Research published this week by FAIR Health, a national, independent not-for-profit that analyzes commercial insurance claims, indicates treatment approaches for opioid-related diagnoses widely vary by geographic location.
In is third whitepaper on the nation’s opioid epidemic, FAIR Health analyzed privately billed healthcare claims to study the nation’s top five cities by population (Chicago, Houston, Los Angeles, New York and Philadelphia) and their respective states over the period from 2007 to 2016.
Data shows that drug testing is one of the most commonly used procedures. Among the procedure codes associated with opioid-related diagnoses in 2016, the drug testing code appeared in the top five for all the states studied.
In California, the most common procedure codes were for outpatient services and drug tests. Illinois’ top five codes included office visits, administration of naltrexone injection and group counseling. Methadone topped New York’s procedure codes, while laboratory tests made up all of the top five procedure codes in Pennsylvania and Texas.

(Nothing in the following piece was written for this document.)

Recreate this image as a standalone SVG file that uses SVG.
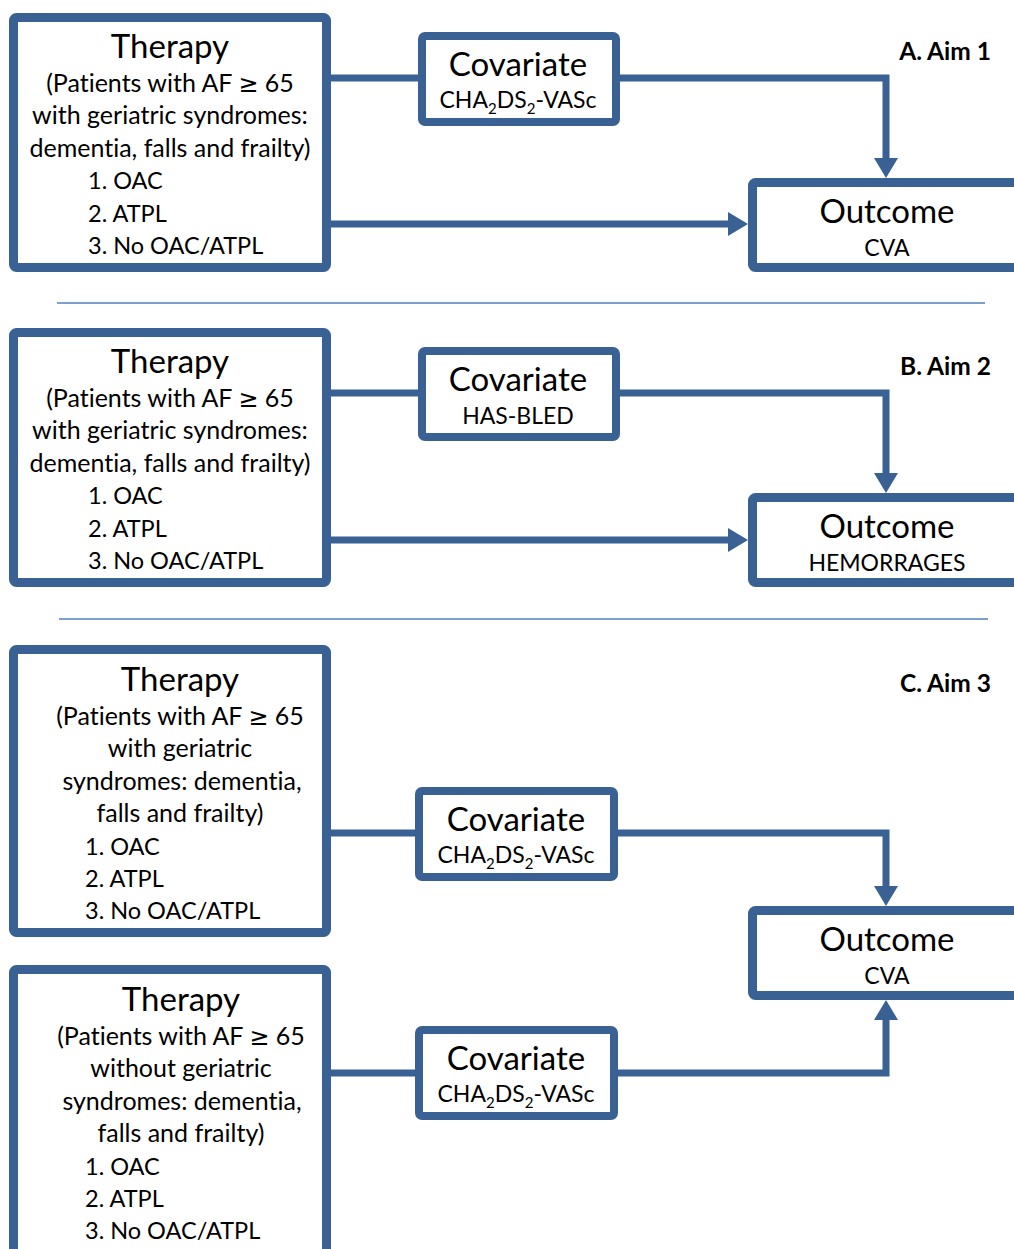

“It’s significant because we’re in the middle of this crisis and there are interventions and protocols being designed to counter it,” says Robin Gelburd, president of FAIR Health. “It’s important to understand what types of services are being done where and to study patients longitudinally to see what is having the most impact and what are the most effective interventions that could bring value to this crisis.”
For insurers, data on the disparate approaches to treatment across various regions could impact benefit designs, reimbursement protocols and the way they design their provider networks, Gelburd tells Behavior Healthcare Executive. Public health officials, meanwhile, can “start evaluating what type of access is available to these different interventions and [determine whether that] is driving disproportionate utilization of certain treatments and procedures,” she adds.
Other findings from the latest FAIR Health whitepaper:
- In both rural and urban settings, 51- to 60-year-olds represented the largest concentration of opioid-related insurance claims. “Oftentimes, this is considered a younger person’s epidemic, but at least in the private health sector, that is not what is being demonstrated,” Gelburd says.
- Despite constituting 43% of New York state’s population, New York City accounted for 13% of the distribution of insurance claim lines with opioid-related diagnoses. Conversely, San Antonio and its immediate surrounding area accounted for 66% of the distribution of such claim lines in Texas, despite constituting just 5% of the state’s population. Moreover, claim lines with opioid-related diagnoses increased by 141,022% in the San Antonio area from 2007 to 2016, the largest increase in Texas.
Protocols for a fourth whitepaper in the series are currently being designed by FAIR Health, Gelburd says. The paper, which will broaden the lens of the third installment and cover the rest of the country, is tentatively scheduled to be released in late 2017 or early 2018.
Donna Smith, executive director of business development at FAIR Health, will speak during a session titled “How Private Claims Data Provide a Window onto the Opioid Crisis” during the National Conference on Addiction Disorders, which will be held Aug. 16-20 in Baltimore.